Every day, we use gasoline. Estimates suggest that we use 400 million gallons of gas daily.
How much gas is used in Iraq daily?
This may stagger you:
And foreign wars, sad to say, account for but a small fraction of the Pentagon’s total petroleum consumption. Possessing the world’s largest fleet of modern aircraft, helicopters, ships, tanks, armored vehicles, and support systems – virtually all powered by oil – the Department of Defense (DoD) is the world’s leading consumer of petroleum. It can be difficult to obtain precise details on the DoD’s daily oil hit, but an April report by a defense contractor, LMI Government Consulting, suggests that the Pentagon might consume as much as 340,000 barrels (53 million liters) every day. This is greater than the total national consumption of Sweden or Switzerland.
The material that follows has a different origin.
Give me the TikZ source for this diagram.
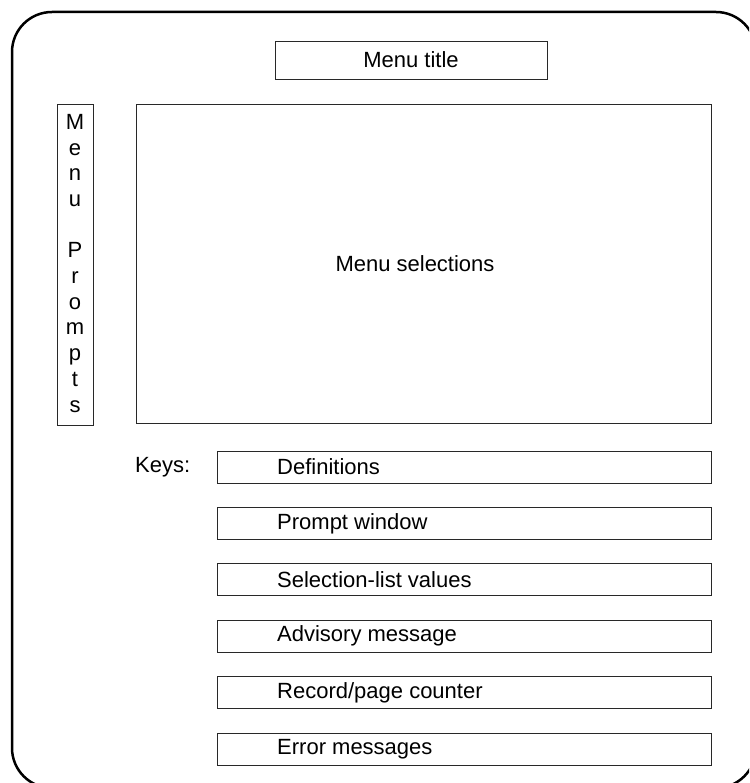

Gallons-wise, that is about 18 million gallons per day.
This suggests that about 5 % of our daily gasoline budget is spent in Iraq. This does not mean that if we left Iraq, gas prices would decline 5 %. No, they probably would decline 15-20 %.
When demand stretches supply like it is right now, as the supply is cut more and more, the demand pushes up prices higher and higher. Thus, if we released an amount equivalent to 5 % of the daily supply into the US, prices would probably drop by $1/gallon.